Required task >> Retype, please, the listing from its opening line through the line that contains "years = np.arange(1788, 2014)", both included, without the pictures.

··· Source excerpt ···

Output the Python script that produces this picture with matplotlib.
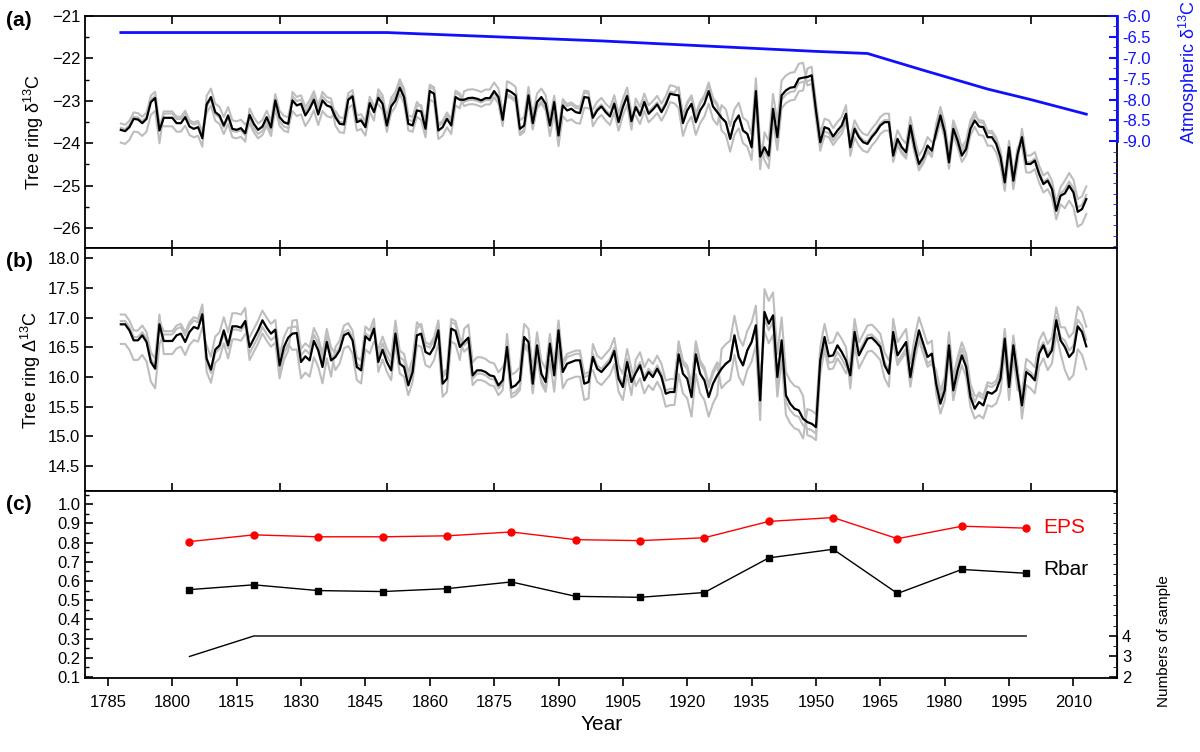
import numpy as np
from matplotlib import pyplot as plt
from matplotlib.ticker import MultipleLocator

plt.rcParams['font.family'] = ['Liberation Sans', 'DejaVu Sans']
plt.rcParams['mathtext.fontset'] = 'custom'
plt.rcParams['mathtext.rm'] = 'Liberation Sans'

years = np.arange(1788, 2014)

# panel (a): mean tree-ring d13C, read as pixel rows of the zoomed crops (converted below)
a_px = [388, 392, 380, 355, 357, 368, 355, 305, 293, 390, 352, 352, 352, 368, 368, 350, 378, 385, 380, 413,
        312, 290, 335, 345, 375, 345, 385, 388, 383, 398, 343, 370, 388, 378, 350, 381, 300, 350, 365, 370,
        300, 315, 310, 345, 325, 298, 342, 300, 315, 320, 350, 370, 372, 298, 288, 365, 360, 380, 308, 335,
        292, 310, 375, 318, 300, 262, 290, 370, 375, 330, 333, 385, 272, 280, 390, 380, 355, 375, 290, 298,
        298, 293, 292, 295,
        300, 293, 293, 272, 290, 358, 268, 275, 285, 385, 375, 285, 368, 305, 290, 310, 375, 305, 405, 315,
        330, 325, 335, 338, 290, 292, 352, 330, 318, 335, 348, 310, 365, 320, 287, 362, 320, 345, 305, 340,
        327, 312, 335, 312, 280, 283, 285, 368, 330, 310,
        365, 330, 310, 272, 318, 335, 352, 365, 415, 365, 345, 390, 400, 440, 272, 468, 440, 465, 325, 410,
        285, 270, 262, 260, 235, 232, 230, 225, 330, 425, 380, 385, 408, 390, 375, 340, 440, 385, 410, 425, 430,
        410, 395, 375, 365, 365, 465, 415, 440, 455, 375, 440, 490, 470, 435, 450, 395, 345, 395, 485, 385,
        420, 465, 445, 385, 360, 378, 380, 410, 410, 430, 470, 545, 440, 540, 460, 410, 490, 490, 480, 520,
        550, 540, 565, 630, 585, 578, 555, 575, 633, 625, 595]
d13c = -21 - (np.array(a_px, float) - 47) / 127

# panel (b): mean tree-ring discrimination
b_px = [222, 222, 240, 270, 270, 255, 275, 335, 355, 222, 272, 272, 272, 255, 250, 275, 245, 230, 235, 192,
        325, 358, 298, 285, 240, 285, 228, 228, 232, 212, 290, 265, 240, 210, 232, 250, 238, 345, 290, 262,
        250, 248, 335, 318, 330, 272, 300, 350, 275, 330, 320, 300, 255, 248, 270, 350, 360, 258, 270, 235,
        335, 298, 335, 360, 250, 340, 350, 405, 365, 255, 250, 305, 312, 290, 240, 400, 385, 235, 242, 290,
        275, 262, 375, 360,
        360, 365, 375, 378, 405, 390, 290, 412, 405, 390, 260, 275, 400, 285, 370, 395, 280, 375, 240, 365,
        340, 335, 330, 330, 400, 395, 320, 355, 365, 350, 335, 302, 385, 410, 335, 395, 368, 345, 390, 365,
        380, 355, 380, 430, 425, 425, 312, 370, 385, 440,
        312, 370, 390, 440, 400, 375, 355, 340, 330, 255, 320, 345, 300, 275, 225, 450, 185, 220, 195, 380,
        270, 435, 460, 475, 480, 505, 515, 520, 530, 330, 260, 318, 315, 285, 305, 330, 375, 245, 315, 290, 265,
        262, 275, 290, 345, 370, 245, 315, 295, 275, 380, 300, 240, 280, 320, 310, 400, 460, 420, 285, 420,
        360, 315, 350, 440, 475, 455, 465, 425, 430, 420, 385, 265, 410, 285, 380, 465, 365, 375, 390, 310,
        285, 320, 300, 210, 270, 290, 320, 305, 228, 245, 288]
big_d = 18 - (np.array(b_px, float) - 24) / 178

# per-tree decadal offsets from the mean (gray lines)
tree_off = [
    [-0.3, 0.1, -0.2, 0.15, 0.1, -0.2, 0.2, 0.1, -0.15, 0.2, 0.15, -0.2, 0.2, 0.15, -0.3, 0.35, -0.2, 0.2, -0.15, 0.1, 0.15, -0.2, -0.35],
    [0.15, -0.2, 0.2, -0.1, -0.25, 0.15, -0.15, -0.2, 0.2, -0.15, -0.25, 0.2, -0.2, -0.3, 0.3, -0.3, 0.2, -0.2, 0.2, -0.15, -0.2, 0.2, 0.3],
    [0.05, 0.15, -0.05, -0.2, 0.2, 0.05, 0.1, 0.15, -0.05, -0.1, 0.1, 0.05, 0.05, 0.2, 0.0, -0.1, -0.1, 0.05, -0.1, 0.2, 0.1, 0.05, 0.1],
]

# atmospheric d13C
atm_years = [1788, 1850, 1900, 1950, 1962, 1975, 1990, 2000, 2013]
atm_d13c = [-6.4, -6.4, -6.6, -6.85, -6.9, -7.3, -7.75, -8.0, -8.35]

# panel (c): 15-yr window statistics
win_years = [1804, 1819, 1834, 1849, 1864, 1879, 1894, 1909, 1924, 1939, 1954, 1969, 1984, 1999]
eps = [0.805, 0.84, 0.83, 0.83, 0.835, 0.855, 0.815, 0.81, 0.825, 0.91, 0.93, 0.82, 0.885, 0.875]
rbar = [0.555, 0.58, 0.55, 0.545, 0.56, 0.595, 0.52, 0.515, 0.54, 0.72, 0.765, 0.535, 0.66, 0.64]
n_years = [1804, 1819, 1999]
n_samples = [3, 4, 4]

fig = plt.figure(figsize=(12, 7.52), dpi=100)
L, W = 0.071, 0.860
axa = fig.add_axes([L, 0.670, W, 0.309])
axb = fig.add_axes([L, 0.347, W, 0.323])
axc = fig.add_axes([L, 0.0984, W, 0.2486])

for ax in (axa, axb, axc):
    ax.set_xlim(1779.7, 2020.2)
    for s in ax.spines.values():
        s.set_linewidth(1.3)
    ax.tick_params(direction='in', labelsize=12, width=1.2, length=6)
    ax.tick_params(which='minor', direction='in', width=1.0, length=3)

for ax in (axa, axb):
    ax.xaxis.set_major_locator(MultipleLocator(25))
    ax.tick_params(axis='x', labelbottom=False, top=True)

for series, ax, scale in ((d13c, axa, 1.0), (big_d, axb, 1.1)):
    for off in tree_off:
        o = np.repeat(off, 10)[:len(years)] * scale
        ax.plot(years, series + o, color='#bdbdbd', lw=1.5)
    ax.plot(years, series, color='black', lw=1.6)

axa.set_ylim(-26.47, -21)
axa.yaxis.set_major_locator(MultipleLocator(1))
axa.yaxis.set_minor_locator(MultipleLocator(0.5))
axa.set_ylabel('Tree ring δ$^{13}$C', fontsize=13)

axr = axa.twinx()
axr.plot(atm_years, atm_d13c, color='#1010ff', lw=2)
axr.set_ylim(-11.55, -6)
axr.spines['right'].set_bounds(-9, -6)
axr.spines['right'].set_color('#1010ff')
axr.spines['right'].set_linewidth(2)
axr.set_yticks(np.arange(-9, -5.9, 0.5))
axr.set_yticklabels([f'{v:.1f}' for v in np.arange(-9, -5.9, 0.5)])
axr.yaxis.set_minor_locator(MultipleLocator(0.25))
axr.tick_params(axis='y', colors='#1010ff', labelsize=12, direction='in', length=6, width=1.5)
axr.tick_params(axis='y', which='minor', colors='#1010ff', direction='in', length=3)
axr.set_ylabel('Atmospheric δ$^{13}$C', color='#1010ff', fontsize=13)
axr.yaxis.set_label_coords(1.058, 0.76)
for s in ('top', 'left', 'bottom'):
    axr.spines[s].set_visible(False)

axb.set_ylim(14.08, 18.17)
axb.set_yticks(np.arange(14.5, 18.01, 0.5))
axb.set_yticklabels([f'{v:.1f}' for v in np.arange(14.5, 18.01, 0.5)])
axb.set_ylabel('Tree ring Δ$^{13}$C', fontsize=13)

axc.plot(win_years, eps, color='red', lw=1, marker='o', ms=5)
axc.plot(win_years, rbar, color='black', lw=1, marker='s', ms=5)
axc.text(2003, 0.88, 'EPS', color='red', fontsize=15, va='center')
axc.text(2003, 0.66, 'Rbar', color='black', fontsize=15, va='center')
axc.set_ylim(0.095, 1.068)
axc.set_yticks(np.arange(0.1, 1.01, 0.1))
axc.set_yticklabels([f'{v:.1f}' for v in np.arange(0.1, 1.01, 0.1)])
axc.yaxis.set_minor_locator(MultipleLocator(0.05))
axc.set_xticks(np.arange(1785, 2011, 15))
axc.tick_params(axis='x', direction='out', pad=6)
axc.set_xlabel('Year', fontsize=15)

axn = axc.twinx()
axn.plot(n_years, n_samples, color='black', lw=1)
axn.set_ylim(1.95, 11.07)
axn.spines['right'].set_bounds(2, 4)
axn.set_yticks([2, 3, 4])
axn.yaxis.set_minor_locator(MultipleLocator(0.5))
axn.tick_params(axis='y', direction='in', labelsize=12, length=6, width=1.2)
axn.tick_params(axis='y', which='minor', direction='in', length=3)
for s in ('top', 'left', 'bottom'):
    axn.spines[s].set_visible(False)
axn.text(1.045, 0.2, 'Numbers of sample', transform=axn.transAxes, rotation=90,
         va='center', ha='center', fontsize=11)

fig.text(0.005, 0.965, '(a)', fontsize=15, fontweight='bold')
fig.text(0.005, 0.645, '(b)', fontsize=15, fontweight='bold')
fig.text(0.005, 0.322, '(c)', fontsize=15, fontweight='bold')

fig.savefig('out.png', dpi=100)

···

Task answer >>
Output the Python script that produces this picture with matplotlib.
import numpy as np
from matplotlib import pyplot as plt
from matplotlib.ticker import MultipleLocator

plt.rcParams['font.family'] = ['Liberation Sans', 'DejaVu Sans']
plt.rcParams['mathtext.fontset'] = 'custom'
plt.rcParams['mathtext.rm'] = 'Liberation Sans'

years = np.arange(1788, 2014)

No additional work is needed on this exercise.